Child migrant schemes were run by Protestant and Catholic churches, as well as child charities such as Barnardo's and Fairbridge. Some of these schemes did deliver what was promised. A better life, education, opportunities. Others tragically didn't.

The Forgotten Children is specifically about Fairbridge Farm School at Molong. The author, David Hill, and his two brothers were sent to Fairbridge in 1959 by their mother under the one parent scheme. They were actually one of the lucky ones. The one parent scheme allowed the children to travel to Australia unaccompanied with their single parent travelling out later, finding a job, establishing a home and then reuniting with their children. Earlier children were sent on the condition that guardianship was signed over to the Australian Government until the child was 21. It was thought by supporters of the scheme that they were saving these children  from failed or irresponsible parents. Signing over guardianship prevented the children from reuniting with their families. Parents who were unlikely to want their kids back were targeted, but many of the parents did not fully understand what they were signing and from it almost impossible to reunite with their children even if they wanted to.

Sadly the reality of life at Fairbridge was nothing like what had been promised. Made to work on the farm from early in the morning and then again in the afternoon, Fairbridge children were sent to local schools, but not encouraged in any way. At Fairbridge they were responsible for keeping the cottages they lived in clean, cooking, cleaning, chopping wood, milking, baking, working in the piggery, gardening, working in the orchard plus anything else you can think of that needs to doing on the farm. Many of the cottage mothers saw the children as their own personal slaves, issuing orders and never showing any affection. Some of these children were as young as 4 and a long way from home. They were separated from siblings and told to toughen up if they cried for their mothers. Aged four. My daughter's age.

This book broke my heart in so many ways. I felt for the parents who tried to get their children back and couldn't. The parents who thought they were sending their children to a better life only to discover through letters it was hell.

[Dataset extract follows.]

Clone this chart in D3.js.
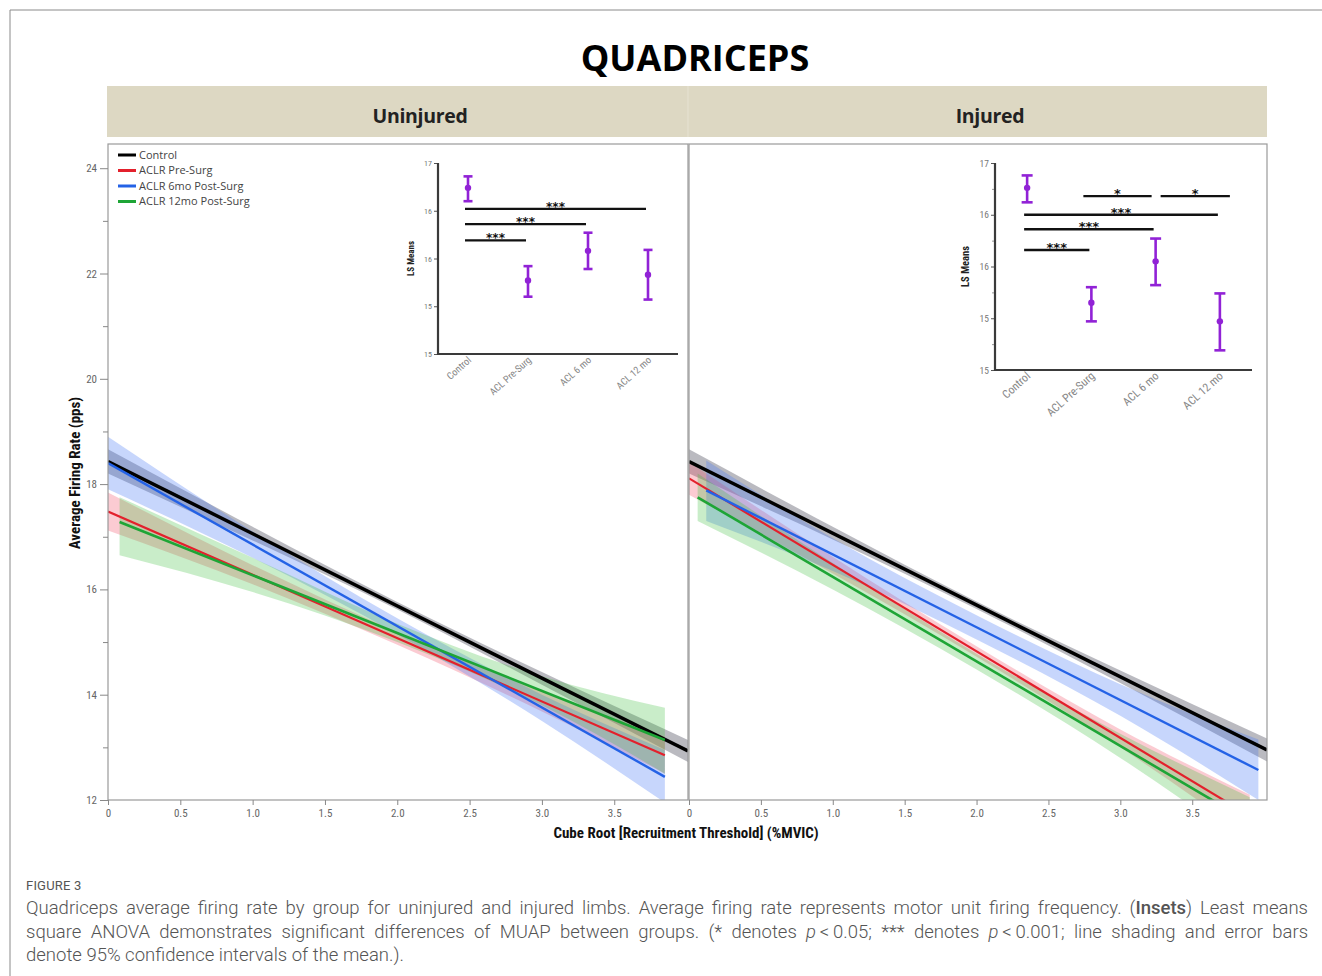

I cried for the children who were abused, mistreated and destroyed by a system that saw them as labour and things to be used. I despair for those who told their stories to David Hill, whose lives were ruined by a childhood a Fairbridge, who cannot show affection to their own children because they never received it themselves. I mourn the lost years for families, for children who years later found parents they thought had abandoned them only to discover they had tried desperately to get their kids back and were blocked at every turn.

I can't imagine putting my kids on a boat and not knowing when I will see them next. I can't imagine being that desperate. I can't imagine the anger and guilt I would feel when I discovered that the better life I had been promised for my kids was a lie.

Books like The Forgotten Children are hard to read but so necessary. We need to know about this. We need to acknowledge these children, parents, families and the abuse they suffered. It won't make what they suffered any better, but maybe it will show them that someone does care about them.